• **PROVIDED MATERIAL**:
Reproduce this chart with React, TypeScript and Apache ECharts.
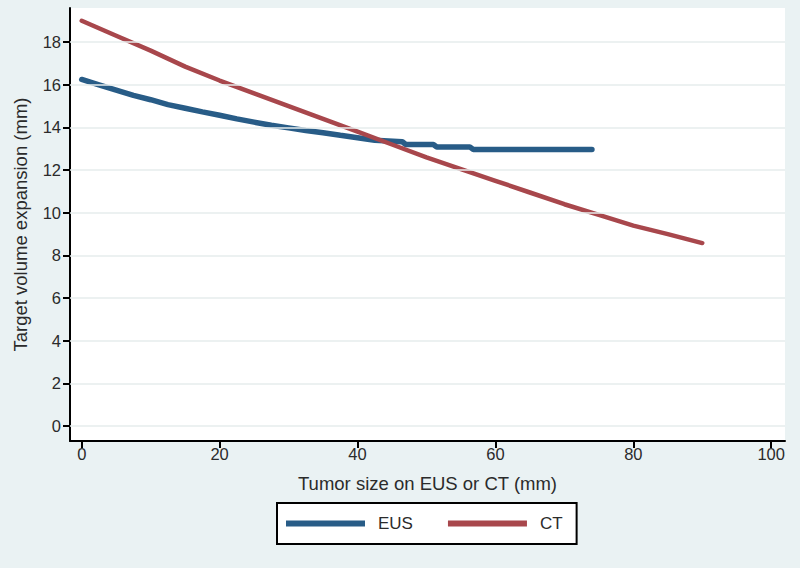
import React, { useEffect, useRef } from "react";
import * as echarts from "echarts";

const xTicks = [0, 20, 40, 60, 80, 100];
const yTicks = [0, 2, 4, 6, 8, 10, 12, 14, 16, 18];

const eusX = [0, 2.5, 5, 7.5, 10, 12.5, 15, 17.5, 20, 22.5, 25, 27.5, 30, 32.5, 35, 37.5, 40, 42.5, 46.5, 47, 51, 51.5, 56.3, 56.8, 74];
const eusY = [16.25, 16.0, 15.75, 15.5, 15.3, 15.07, 14.9, 14.73, 14.57, 14.4, 14.25, 14.1, 13.98, 13.86, 13.75, 13.63, 13.52, 13.4, 13.33, 13.2, 13.2, 13.08, 13.08, 12.97, 12.97];

const ctX = [0, 5, 10, 15, 20, 25, 30, 35, 40, 45, 50, 55, 60, 65, 70, 75, 80, 85, 90];
const ctY = [19.0, 18.3, 17.6, 16.85, 16.2, 15.6, 15.0, 14.4, 13.8, 13.2, 12.6, 12.05, 11.5, 10.95, 10.4, 9.9, 9.4, 9.0, 8.58];

const FONT = "Liberation Sans";
const TEXT = "#2b2b2b";

export default function App() {
  const ref = useRef<HTMLDivElement>(null);
  useEffect(() => {
    if (!ref.current) return;
    const chart = echarts.init(ref.current, undefined, { renderer: "svg" });
    chart.setOption({
      animation: false,
      backgroundColor: "#eaf2f3",
      textStyle: { fontFamily: FONT },
      grid: {
        left: 70,
        right: 15,
        top: 8,
        bottom: 127,
        show: true,
        backgroundColor: "#ffffff",
        borderWidth: 0,
      },
      legend: {
        left: 277,
        top: 503,
        data: ["EUS", "CT"],
        icon: "rect",
        itemWidth: 79,
        itemHeight: 6,
        itemGap: 35,
        padding: [12, 14, 12, 9],
        backgroundColor: "#ffffff",
        borderColor: "#000000",
        borderWidth: 2,
        borderRadius: 0,
        textStyle: { fontSize: 17, color: TEXT, fontFamily: FONT, padding: [0, 0, 0, 8] },
      },
      xAxis: {
        type: "value",
        min: -1.7,
        max: 102,
        name: "Tumor size on EUS or CT (mm)",
        nameLocation: "middle",
        nameGap: 33,
        nameTextStyle: { fontSize: 18.5, color: TEXT, fontFamily: FONT },
        axisLine: { show: true, onZero: false, lineStyle: { color: "#000", width: 2 } },
        axisTick: { show: true, customValues: xTicks, length: 7, lineStyle: { color: "#000", width: 2 } },
        axisLabel: { customValues: xTicks, fontSize: 16.5, color: TEXT, margin: 4, fontFamily: FONT },
        splitLine: { show: false },
      },
      yAxis: {
        type: "value",
        min: -0.7,
        max: 19.6,
        name: "Target volume expansion (mm)",
        nameLocation: "middle",
        nameGap: 40,
        nameTextStyle: { fontSize: 18.5, color: TEXT, fontFamily: FONT },
        axisLine: { show: true, onZero: false, lineStyle: { color: "#000", width: 2 } },
        axisTick: { show: true, customValues: yTicks, length: 7, lineStyle: { color: "#000", width: 2 } },
        axisLabel: { customValues: yTicks, fontSize: 16.5, color: TEXT, margin: 9, fontFamily: FONT },
        splitLine: { show: false },
      },
      series: [
        {
          name: "grid",
          type: "line",
          data: [],
          silent: true,
          z: 1,
          markLine: {
            silent: true,
            symbol: "none",
            label: { show: false },
            lineStyle: { color: "#e6eded", width: 1.5, type: "solid" },
            data: yTicks.map((v) => ({ yAxis: v })),
          },
        },
        {
          name: "EUS",
          type: "line",
          data: eusX.map((x, i) => [x, eusY[i]]),
          showSymbol: false,
          lineStyle: { color: "#285c87", width: 5.5, cap: "round" },
          itemStyle: { color: "#285c87" },
          z: 3,
        },
        {
          name: "CT",
          type: "line",
          data: ctX.map((x, i) => [x, ctY[i]]),
          showSymbol: false,
          lineStyle: { color: "#a8474c", width: 4.5, cap: "round" },
          itemStyle: { color: "#a8474c" },
          z: 4,
        },
      ],
    });
    return () => chart.dispose();
  }, []);
  return <div ref={ref} style={{ width: 800, height: 568, position: "absolute", left: 0, top: 0 }} />;
}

• **STATED PROBLEM**: Quote the preceding listing precisely and completely, omitting its images.

• **FULL ANSWER**:
Reproduce this chart with React, TypeScript and Apache ECharts.
import React, { useEffect, useRef } from "react";
import * as echarts from "echarts";

const xTicks = [0, 20, 40, 60, 80, 100];
const yTicks = [0, 2, 4, 6, 8, 10, 12, 14, 16, 18];

const eusX = [0, 2.5, 5, 7.5, 10, 12.5, 15, 17.5, 20, 22.5, 25, 27.5, 30, 32.5, 35, 37.5, 40, 42.5, 46.5, 47, 51, 51.5, 56.3, 56.8, 74];
const eusY = [16.25, 16.0, 15.75, 15.5, 15.3, 15.07, 14.9, 14.73, 14.57, 14.4, 14.25, 14.1, 13.98, 13.86, 13.75, 13.63, 13.52, 13.4, 13.33, 13.2, 13.2, 13.08, 13.08, 12.97, 12.97];

const ctX = [0, 5, 10, 15, 20, 25, 30, 35, 40, 45, 50, 55, 60, 65, 70, 75, 80, 85, 90];
const ctY = [19.0, 18.3, 17.6, 16.85, 16.2, 15.6, 15.0, 14.4, 13.8, 13.2, 12.6, 12.05, 11.5, 10.95, 10.4, 9.9, 9.4, 9.0, 8.58];

const FONT = "Liberation Sans";
const TEXT = "#2b2b2b";

export default function App() {
  const ref = useRef<HTMLDivElement>(null);
  useEffect(() => {
    if (!ref.current) return;
    const chart = echarts.init(ref.current, undefined, { renderer: "svg" });
    chart.setOption({
      animation: false,
      backgroundColor: "#eaf2f3",
      textStyle: { fontFamily: FONT },
      grid: {
        left: 70,
        right: 15,
        top: 8,
        bottom: 127,
        show: true,
        backgroundColor: "#ffffff",
        borderWidth: 0,
      },
      legend: {
        left: 277,
        top: 503,
        data: ["EUS", "CT"],
        icon: "rect",
        itemWidth: 79,
        itemHeight: 6,
        itemGap: 35,
        padding: [12, 14, 12, 9],
        backgroundColor: "#ffffff",
        borderColor: "#000000",
        borderWidth: 2,
        borderRadius: 0,
        textStyle: { fontSize: 17, color: TEXT, fontFamily: FONT, padding: [0, 0, 0, 8] },
      },
      xAxis: {
        type: "value",
        min: -1.7,
        max: 102,
        name: "Tumor size on EUS or CT (mm)",
        nameLocation: "middle",
        nameGap: 33,
        nameTextStyle: { fontSize: 18.5, color: TEXT, fontFamily: FONT },
        axisLine: { show: true, onZero: false, lineStyle: { color: "#000", width: 2 } },
        axisTick: { show: true, customValues: xTicks, length: 7, lineStyle: { color: "#000", width: 2 } },
        axisLabel: { customValues: xTicks, fontSize: 16.5, color: TEXT, margin: 4, fontFamily: FONT },
        splitLine: { show: false },
      },
      yAxis: {
        type: "value",
        min: -0.7,
        max: 19.6,
        name: "Target volume expansion (mm)",
        nameLocation: "middle",
        nameGap: 40,
        nameTextStyle: { fontSize: 18.5, color: TEXT, fontFamily: FONT },
        axisLine: { show: true, onZero: false, lineStyle: { color: "#000", width: 2 } },
        axisTick: { show: true, customValues: yTicks, length: 7, lineStyle: { color: "#000", width: 2 } },
        axisLabel: { customValues: yTicks, fontSize: 16.5, color: TEXT, margin: 9, fontFamily: FONT },
        splitLine: { show: false },
      },
      series: [
        {
          name: "grid",
          type: "line",
          data: [],
          silent: true,
          z: 1,
          markLine: {
            silent: true,
            symbol: "none",
            label: { show: false },
            lineStyle: { color: "#e6eded", width: 1.5, type: "solid" },
            data: yTicks.map((v) => ({ yAxis: v })),
          },
        },
        {
          name: "EUS",
          type: "line",
          data: eusX.map((x, i) => [x, eusY[i]]),
          showSymbol: false,
          lineStyle: { color: "#285c87", width: 5.5, cap: "round" },
          itemStyle: { color: "#285c87" },
          z: 3,
        },
        {
          name: "CT",
          type: "line",
          data: ctX.map((x, i) => [x, ctY[i]]),
          showSymbol: false,
          lineStyle: { color: "#a8474c", width: 4.5, cap: "round" },
          itemStyle: { color: "#a8474c" },
          z: 4,
        },
      ],
    });
    return () => chart.dispose();
  }, []);
  return <div ref={ref} style={{ width: 800, height: 568, position: "absolute", left: 0, top: 0 }} />;
}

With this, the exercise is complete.